De plus en plus d’investisseurs voient les actions comme LA classe d’actifs à détenir, et que quoi qu’il arrive à l’économie, les banques centrales, Fed en tête, seront là pour inonder les marchés de liquidités et tout faire pour soutenir l’activité économique.
Dans sa note, Edwards recommande aux investisseurs de regarder quelques indicateurs qu’il considère comme troublant, et qui vont, bien sûr, dans le sens de sa thèse sur « l’ère glaciaire » des marchés financiers.
Parmi ces indicateurs, il pointe l’évolution contradictoire entre les prix de vente à la production et les coûts salariaux unitaires aux Etats-Unis, bref une pression à la baisse sur la profitabilité des entreprises non financières, laquelle est historiquement annonciatrice de phases de retournement du cycle économique (graphique).
Source: SG Cross Asset Research
« L’effet de ciseau sur les marges qui est en train de se produire du fait de l’augmentation des coûts salariaux unitaires à un rythme plus rapide que la hausse des prix de vente rend les entreprises vulnérables à un retournement du cycle de l’investissement », note Edwards.
A cela s’ajoute un biais psychologique très répandu chez les investisseurs, le biais d’ancrage. De nombreux intervenants du marché ont le sentiment que malgré la hausse, les actions sont raisonnablement valorisées.
« Si les investisseurs pensent qu’une récession est à un horizon lointain, il n’y a aucune raison d’être prudent lorsqu’il s’agit de surpayer pour certains actifs.

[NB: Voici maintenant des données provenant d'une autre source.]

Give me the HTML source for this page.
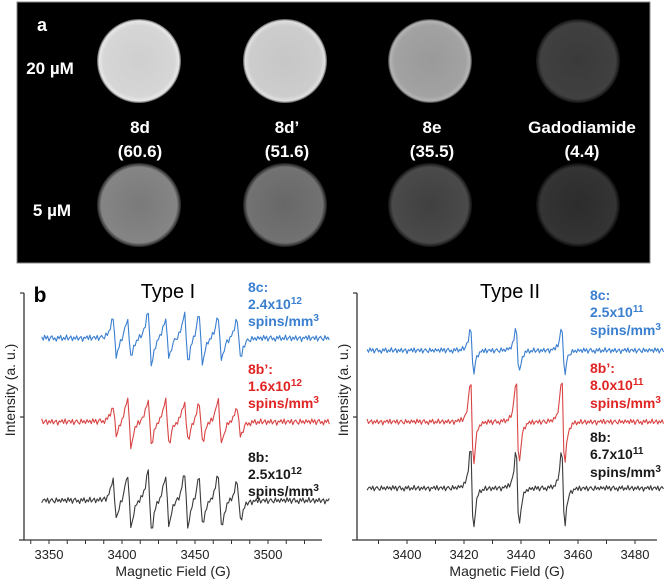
<!DOCTYPE html>
<html><head><meta charset="utf-8">
<style>
html,body{margin:0;padding:0;background:#fff;width:670px;height:584px;overflow:hidden;font-family:"Liberation Sans",Arial,sans-serif;}
svg{display:block}
</style></head>
<body>
<svg id="fig" width="670" height="584" viewBox="0 0 670 584" xmlns="http://www.w3.org/2000/svg" font-family="Liberation Sans, Arial, sans-serif">
<defs>
<radialGradient id="g1" cx="50%" cy="50%" r="50%"><stop offset="0" stop-color="#cfcfcf"/><stop offset="0.85" stop-color="#d6d6d6"/><stop offset="0.95" stop-color="#e8e8e8"/><stop offset="1" stop-color="#555"/></radialGradient>
<radialGradient id="g2" cx="50%" cy="50%" r="50%"><stop offset="0" stop-color="#c6c6c6"/><stop offset="0.85" stop-color="#cdcdcd"/><stop offset="0.95" stop-color="#e0e0e0"/><stop offset="1" stop-color="#555"/></radialGradient>
<radialGradient id="g3" cx="50%" cy="50%" r="50%"><stop offset="0" stop-color="#9a9a9a"/><stop offset="0.85" stop-color="#a2a2a2"/><stop offset="0.95" stop-color="#b4b4b4"/><stop offset="1" stop-color="#333"/></radialGradient>
<radialGradient id="g4" cx="50%" cy="50%" r="50%"><stop offset="0" stop-color="#3a3a3a"/><stop offset="0.9" stop-color="#404040"/><stop offset="1" stop-color="#111"/></radialGradient>
<radialGradient id="g5" cx="50%" cy="50%" r="50%"><stop offset="0" stop-color="#7a7a7a"/><stop offset="0.9" stop-color="#858585"/><stop offset="1" stop-color="#222"/></radialGradient>
<radialGradient id="g6" cx="50%" cy="50%" r="50%"><stop offset="0" stop-color="#686868"/><stop offset="0.9" stop-color="#727272"/><stop offset="1" stop-color="#1a1a1a"/></radialGradient>
<radialGradient id="g7" cx="50%" cy="50%" r="50%"><stop offset="0" stop-color="#404040"/><stop offset="0.9" stop-color="#4a4a4a"/><stop offset="1" stop-color="#111"/></radialGradient>
<radialGradient id="g8" cx="50%" cy="50%" r="50%"><stop offset="0" stop-color="#2c2c2c"/><stop offset="0.9" stop-color="#343434"/><stop offset="1" stop-color="#0a0a0a"/></radialGradient>
</defs>

<g>
<rect x="17" y="2" width="633" height="261" fill="#000" stroke="#888" stroke-width="1"/>
<text x="42" y="31" fill="#fff" font-size="18" font-weight="bold" text-anchor="middle">a</text>
<text x="50" y="74" fill="#fff" font-size="17" font-weight="bold" text-anchor="middle">20 µM</text>
<text x="52" y="216" fill="#fff" font-size="17" font-weight="bold" text-anchor="middle">5 µM</text>
<circle cx="139" cy="61" r="42" fill="url(#g1)"/>
<circle cx="285" cy="61" r="42" fill="url(#g2)"/>
<circle cx="430" cy="61" r="42" fill="url(#g3)"/>
<circle cx="578" cy="61" r="42" fill="url(#g4)"/>
<circle cx="139" cy="205" r="42" fill="url(#g5)"/>
<circle cx="285" cy="205" r="42" fill="url(#g6)"/>
<circle cx="430" cy="205" r="42" fill="url(#g7)"/>
<circle cx="578" cy="205" r="42" fill="url(#g8)"/>
<g fill="#fff" font-size="17" font-weight="bold" text-anchor="middle">
<text x="140" y="133">8d</text>
<text x="140" y="157">(60.6)</text>
<text x="287" y="133">8d’</text>
<text x="287" y="157">(51.6)</text>
<text x="432" y="133">8e</text>
<text x="432" y="157">(35.5)</text>
<text x="582" y="133">Gadodiamide</text>
<text x="582" y="157">(4.4)</text>
</g>
</g>

<g id="chartL"></g>
<g id="chartR"></g>

<text x="40" y="302" font-size="21" font-weight="bold" text-anchor="middle">b</text>
<text x="168" y="298" font-size="20" text-anchor="middle">Type I</text>
<text x="510" y="298" font-size="20" text-anchor="middle">Type II</text>

<g font-size="14" font-weight="bold">
<g fill="#3a7fd0">
<text x="248" y="292">8c:</text>
<text x="248" y="309">2.4x10<tspan font-size="10" dy="-5">12</tspan></text>
<text x="248" y="326">spins/mm<tspan font-size="10" dy="-5">3</tspan></text>
</g>
<g fill="#e02424">
<text x="248" y="374">8b’:</text>
<text x="248" y="391">1.6x10<tspan font-size="10" dy="-5">12</tspan></text>
<text x="248" y="408">spins/mm<tspan font-size="10" dy="-5">3</tspan></text>
</g>
<g fill="#1a1a1a">
<text x="248" y="462">8b:</text>
<text x="248" y="479">2.5x10<tspan font-size="10" dy="-5">12</tspan></text>
<text x="248" y="496">spins/mm<tspan font-size="10" dy="-5">3</tspan></text>
</g>
<g fill="#3a7fd0">
<text x="590" y="300">8c:</text>
<text x="590" y="317">2.5x10<tspan font-size="10" dy="-5">11</tspan></text>
<text x="590" y="335">spins/mm<tspan font-size="10" dy="-5">3</tspan></text>
</g>
<g fill="#e02424">
<text x="590" y="373">8b’:</text>
<text x="590" y="390">8.0x10<tspan font-size="10" dy="-5">11</tspan></text>
<text x="590" y="408">spins/mm<tspan font-size="10" dy="-5">3</tspan></text>
</g>
<g fill="#1a1a1a">
<text x="590" y="442">8b:</text>
<text x="590" y="459">6.7x10<tspan font-size="10" dy="-5">11</tspan></text>
<text x="590" y="477">spins/mm<tspan font-size="10" dy="-5">3</tspan></text>
</g>
</g>
</svg>

<script>
// ---- Type I data ----
const typeIRange = [3345, 3542];
const typeITicks = [3350, 3400, 3450, 3500];
const typeICenters = [3395, 3405, 3419, 3431, 3444, 3454, 3467, 3480];
const typeIBlueAmps = [8, 8, 11, 8, 10, 10, 9, 8];
const typeIRedAmps = [6, 10, 9, 9, 8, 8, 9, 6];
const typeIBlackAmps = [8, 11, 12, 10, 11, 10, 11, 8];
const typeIOffsets = [82, 48, 16];
// ---- Type II data ----
const typeIIRange = [3386, 3490];
const typeIITicks = [3400, 3420, 3440, 3460, 3480];
const typeIICenters = [3422.8, 3438.8, 3454.8];
const typeIIBlueAmps = [9.5, 9.5, 9.5];
const typeIIRedAmps = [18, 18, 18];
const typeIIBlackAmps = [17, 16, 16];
const typeIIOffsets = [77, 48, 21];
// hand-read baseline wiggle (units)
const noise = [0.6,-0.8,1.2,-0.3,0.9,-1.1,0.4,1.0,-0.6,0.2,-1.2,0.8,-0.2,1.1,-0.9,0.3,-0.5,1.3,-0.7,0.1,0.9,-1.0,0.5,-0.4,1.0,-0.8,0.2,0.7,-1.3,0.4,-0.1,0.9,-0.6,1.2,-0.9,0.3,0.6,-0.5,1.0,-1.1,0.2,0.8,-0.3,-0.9,1.1,-0.4,0.5,-0.7,0.9,-0.2];

const NS = 'http://www.w3.org/2000/svg';
function mk(tag, attrs, parent){const e=document.createElementNS(NS,tag);for(const k in attrs)e.setAttribute(k,attrs[k]);parent.appendChild(e);return e;}
function dlor(x,c,w){const u=(x-c)/w;return -u/Math.pow(1+u*u,2)/0.325;}

function drawChart(g, cfg){
  const xS = v => cfg.x0 + (v - cfg.g0) * cfg.pxPerG;
  const yS = v => 540 - v * 2.46;
  const ya = mk('line',{x1:cfg.ax,y1:293,x2:cfg.ax,y2:540,stroke:'#333','stroke-width':1.3},g);
  
  
  const xa = mk('line',{x1:cfg.ax-5,y1:540,x2:cfg.axEnd,y2:540,stroke:'#333','stroke-width':1.3},g);
  
  
  [293,417].forEach(y=>{mk('line',{x1:cfg.ax-4,y1:y,x2:cfg.ax,y2:y,stroke:'#333','stroke-width':1.2},g);});
  for(let v=cfg.minorStart; xS(v)<=cfg.axEnd; v+=cfg.minor){
    if(xS(v)<cfg.ax+2) continue;
    mk('line',{x1:xS(v),y1:540,x2:xS(v),y2:544,stroke:'#333','stroke-width':1},g);
  }
  cfg.ticks.forEach(t=>{
    const tl = mk('text',{x:xS(t),y:559,'font-size':13,'text-anchor':'middle',fill:'#222'},g);
    tl.textContent = t;
    
    
  });
  const xt = mk('text',{x:(cfg.ax+cfg.axEnd)/2,y:576,'font-size':14,'text-anchor':'middle',fill:'#222'},g);
  xt.textContent='Magnetic Field (G)';
  
  
  const yt = mk('text',{x:0,y:0,'font-size':14,'text-anchor':'middle',fill:'#222',transform:`translate(${cfg.ax-9},390) rotate(-90)`},g);
  yt.textContent='Intensity (a. u.)';
  
  
  cfg.series.forEach((s,si)=>{
    let d='';
    let i=0;
    for(let v=cfg.range[0]; v<=cfg.range[1]+1e-9; v+=cfg.step, i++){
      let val = cfg.offsets[si] + noise[(i+si*17)%noise.length]*cfg.noiseAmp;
      cfg.centers.forEach((c,k)=>{ val += s.amps[k]*dlor(v,c,cfg.w); });
      d += (i?'L':'M')+xS(v).toFixed(1)+','+yS(val).toFixed(1);
    }
    const p = mk('path',{d:d,fill:'none',stroke:s.color,'stroke-width':1.1,'stroke-linejoin':'round'},g);
    
    
  });
}

drawChart(document.getElementById('chartL'),{
  x0:49, g0:3350, pxPerG:1.46, ax:24, axEnd:322, minorStart:3337.5, minor:12.5,
  ticks:typeITicks, range:typeIRange, centers:typeICenters, w:2.2, step:1, noiseAmp:1.0,
  offsets:typeIOffsets,
  series:[{name:'series-8c-type-i',color:'#3a7fd0',amps:typeIBlueAmps},
          {name:'series-8b-prime-type-i',color:'#d94444',amps:typeIRedAmps},
          {name:'series-8b-type-i',color:'#3a3a3a',amps:typeIBlackAmps}]
});
drawChart(document.getElementById('chartR'),{
  x0:407, g0:3400, pxPerG:2.85, ax:357, axEnd:657, minorStart:3390, minor:10,
  ticks:typeIITicks, range:typeIIRange, centers:typeIICenters, w:0.9, step:0.5, noiseAmp:0.9,
  offsets:typeIIOffsets,
  series:[{name:'series-8c-type-ii',color:'#3a7fd0',amps:typeIIBlueAmps},
          {name:'series-8b-prime-type-ii',color:'#d94444',amps:typeIIRedAmps},
          {name:'series-8b-type-ii',color:'#3a3a3a',amps:typeIIBlackAmps}]
});
</script>
</body></html>
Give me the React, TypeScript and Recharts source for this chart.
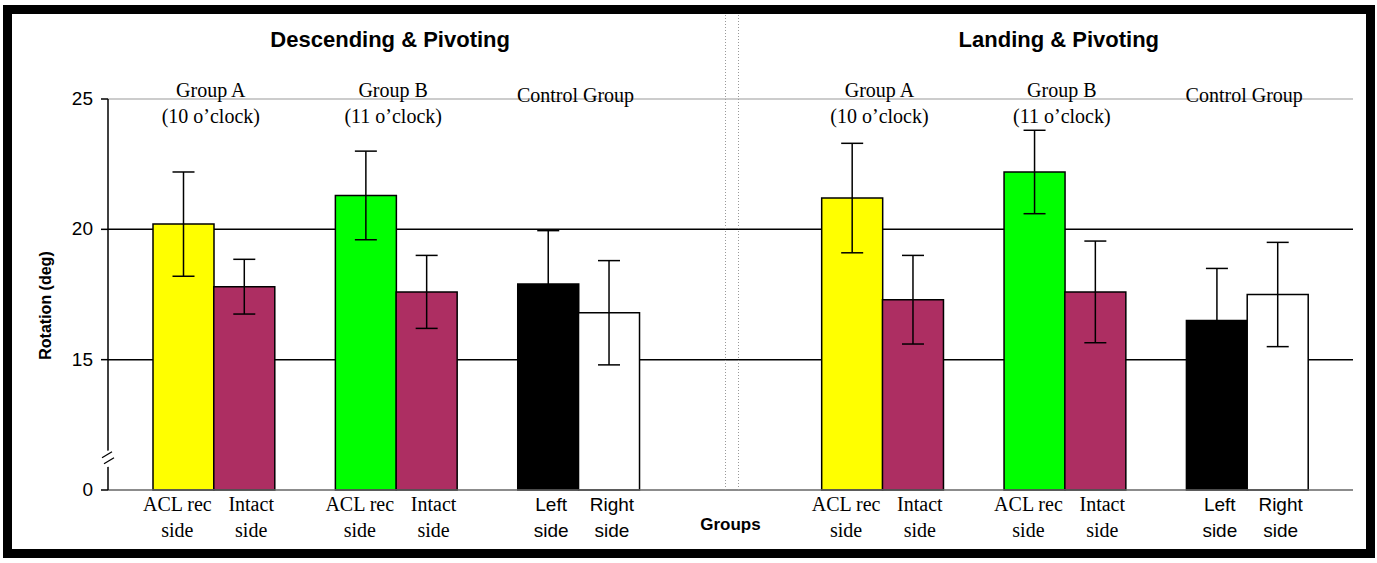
import { BarChart, Bar, XAxis, YAxis, CartesianGrid, ErrorBar, Cell, ReferenceLine } from 'recharts';

// one entry per bar slot; empty slots keep the groups apart
const slots = [
  'dA-acl', 'dA-int', 'gap1', 'dB-acl', 'dB-int', 'gap2', 'dC-left', 'dC-right',
  'gap3', 'gap4', 'gap5',
  'lA-acl', 'lA-int', 'gap6', 'lB-acl', 'lB-int', 'gap7', 'lC-left', 'lC-right',
];
const means = [20.2, 17.8, null, 21.3, 17.6, null, 17.9, 16.8, null, null, null, 21.2, 17.3, null, 22.2, 17.6, null, 16.5, 17.5];
const sds = [2.0, 1.05, null, 1.7, 1.4, null, 2.05, 2.0, null, null, null, 2.1, 1.7, null, 1.6, 1.95, null, 2.0, 2.0];
const tickLine1 = ['ACL rec', 'Intact', '', 'ACL rec', 'Intact', '', 'Left', 'Right', '', '', '', 'ACL rec', 'Intact', '', 'ACL rec', 'Intact', '', 'Left', 'Right'];
const tickLine2 = ['side', 'side', '', 'side', 'side', '', 'side', 'side', '', '', '', 'side', 'side', '', 'side', 'side', '', 'side', 'side'];
// labels sit on the first bar of each pair
const groupNames = ['Group A', '', '', 'Group B', '', '', 'Control Group', '', '', '', '', 'Group A', '', '', 'Group B', '', '', 'Control Group', ''];
const groupSubs = ['(10 o\u2019clock)', '', '', '(11 o\u2019clock)', '', '', '', '', '', '', '', '(10 o\u2019clock)', '', '', '(11 o\u2019clock)', '', '', '', ''];
const sectionTitles = ['', '', '', 'Descending & Pivoting', '', '', '', '', '', '', '', '', '', '', 'Landing & Pivoting', '', '', '', ''];
const yTicks = [10, 15, 20, 25];
const gridValues = [15, 20];
const AXIS_BREAK = 11.2;
const colors = ['#FFFF00', '#AD2E62', '#fff', '#00FF00', '#AD2E62', '#fff', '#000000', '#FFFFFF', '#fff', '#fff', '#fff', '#FFFF00', '#AD2E62', '#fff', '#00FF00', '#AD2E62', '#fff', '#000000', '#FFFFFF'];

const data = slots.map((slot, i) => ({ slot, mean: means[i], sd: sds[i] }));

const W = 1377;
const H = 563;
const PAD = 45;
const PLOT_TOP = 99;
const PLOT_BOTTOM = 490;
const PLOT_W = 1353 - 108;
const SLOT_W = (PLOT_W - 2 * PAD) / slots.length;
const SERIF = '"Liberation Serif", "Times New Roman", serif';
const SANS = '"Liberation Sans", Arial, sans-serif';

// small nudge so neighbouring labels don't run together
const labelShift = (s: string) => (s === 'ACL rec' ? -6 : s === 'Intact' ? 7 : 3);

function BottomTick({ x, y, payload, index }: any) {
  const i = index ?? payload.index;
  const sans = tickLine1[i] === 'Left' || tickLine1[i] === 'Right';
  const top = y - (PLOT_BOTTOM - PLOT_TOP);
  const gx = x + SLOT_W / 2;
  const lx = x + labelShift(tickLine1[i]);
  if (i === 9) {
    return (
      <g>
        <line x1={x - 5} x2={x - 5} y1={y} y2={y - 475} stroke="#999" strokeDasharray="1 2" />
        <line x1={x + 8} x2={x + 8} y1={y} y2={y - 475} stroke="#999" strokeDasharray="1 2" />
        <text x={x} y={y + 40} textAnchor="middle" fontFamily={SANS} fontWeight="bold" fontSize={17} fill="#000">Groups</text>
      </g>
    );
  }
  return (
    <g>
      {sectionTitles[i] && (
        <text x={gx - 6} y={top - 52} textAnchor="middle" fontFamily={SANS} fontWeight="bold" fontSize={22} fill="#000">{sectionTitles[i]}</text>
      )}
      {groupNames[i] && (
        <text x={gx - 3} y={groupSubs[i] ? top - 2 : top + 3} textAnchor="middle" fontFamily={SERIF} fontSize={20} fill="#000">{groupNames[i]}</text>
      )}
      {groupSubs[i] && (
        <text x={gx - 3} y={top + 24} textAnchor="middle" fontFamily={SERIF} fontSize={20} fill="#000">{groupSubs[i]}</text>
      )}
      {tickLine1[i] && (
        <text x={lx} y={y + 21} textAnchor="middle" fontFamily={sans ? SANS : SERIF} fontSize={sans ? 19 : 20} fill="#000">{tickLine1[i]}</text>
      )}
      {tickLine2[i] && (
        <text x={lx} y={y + 47} textAnchor="middle" fontFamily={sans ? SANS : SERIF} fontSize={sans ? 19 : 20} fill="#000">{tickLine2[i]}</text>
      )}
    </g>
  );
}

function LeftTick({ x, y, payload }: any) {
  const ax = x + 15;
  if (payload.value === AXIS_BREAK) {
    return (
      <g>
        <line x1={ax - 1} x2={ax + 1} y1={y - 8} y2={y + 8} stroke="#fff" strokeWidth={4} />
        <path d={`M${ax - 6},${y - 1} L${ax + 4},${y - 7}`} stroke="#000" strokeWidth={1.3} />
        <path d={`M${ax - 4},${y + 5} L${ax + 6},${y - 1}`} stroke="#000" strokeWidth={1.3} />
      </g>
    );
  }
  return (
    <g>
      <line x1={ax - 7} x2={ax} y1={y} y2={y} stroke="#000" strokeWidth={1.5} />
      <text x={x} y={y + 6} textAnchor="end" fontFamily={SANS} fontSize={19} fill="#000">
        {payload.value === 10 ? '0' : payload.value}
      </text>
    </g>
  );
}

export default function App() {
  return (
    <div style={{ position: 'absolute', left: 0, top: 0, width: W, height: H, background: '#fff' }}>
      <div
        style={{
          position: 'absolute', left: 3, top: 5, width: 1372, height: 553,
          border: '9px solid #000', boxSizing: 'border-box',
        }}
      />
      <div style={{ position: 'absolute', left: 0, top: 0 }}>
        <BarChart
          width={W}
          height={H}
          data={data}
          margin={{ top: PLOT_TOP, right: 24, bottom: 23, left: 48 }}
          barCategoryGap={0}
          barGap={0}
        >
          <CartesianGrid
            vertical={false}
            stroke="#000"
            strokeWidth={1.5}
            horizontalCoordinatesGenerator={({ offset }: any) =>
              gridValues.map((v) => offset.top + (offset.height * (25 - v)) / 15)
            }
          />
          <ReferenceLine yAxisId="l" y={25} stroke="#999" strokeWidth={1.2} />
          <XAxis
            dataKey="slot"
            interval={0}
            padding={{ left: PAD, right: PAD }}
            height={50}
            tickSize={0}
            tickMargin={0}
            tickLine={false}
            axisLine={{ stroke: '#666', strokeWidth: 1.5 }}
            tick={<BottomTick />}
          />
          <YAxis
            yAxisId="l"
            domain={[10, 25]}
            ticks={[...yTicks, AXIS_BREAK]}
            interval={0}
            width={60}
            tickSize={7}
            tickMargin={8}
            tickLine={false}
            axisLine={{ stroke: '#000', strokeWidth: 1.5 }}
            tick={<LeftTick />}
            label={{
              content: ({ viewBox }: any) => {
                const lx = viewBox.x + 3;
                const ly = viewBox.y + viewBox.height / 2 + 11;
                return (
                  <text x={lx} y={ly} transform={`rotate(-90, ${lx}, ${ly})`} textAnchor="middle" fontFamily={SANS} fontWeight="bold" fontSize={16} fill="#000">
                    Rotation (deg)
                  </text>
                );
              },
            }}
          />
          <YAxis
            yAxisId="r"
            orientation="right"
            domain={[10, 25]}
            width={0}
            tick={false}
            tickLine={false}
            axisLine={{ stroke: '#999', strokeWidth: 1.2 }}
          />
          <Bar yAxisId="l" dataKey="mean" stroke="#000" strokeWidth={1.5} isAnimationActive={false}>
            {data.map((d, i) => (
              <Cell key={d.slot} fill={colors[i]} />
            ))}
            <ErrorBar dataKey="sd" width={11} stroke="#000" strokeWidth={1.5} isAnimationActive={false} />
          </Bar>
        </BarChart>
      </div>
    </div>
  );
}
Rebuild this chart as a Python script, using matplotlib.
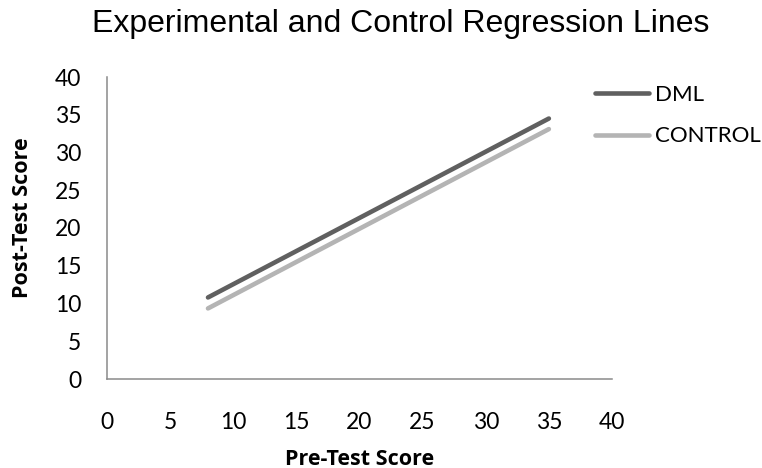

Cette confiance dans un cycle long vient pour partie d’un degré élevé de certitude dans la capacité des banques centrales à maîtriser le cycle économique », ajoute le stratégiste.
Edwards reste fermement convaincu que malgré la hausse des indices, les marchés sont enfermés dans un long cycle de baisse des valorisations – l’histoire récente des Etats-Unis ou les décennies perdues au Japon peuvent recouvrir plusieurs cycles économiques. Une vue pour le moins contrariante dans l’environnement actuel des marchés.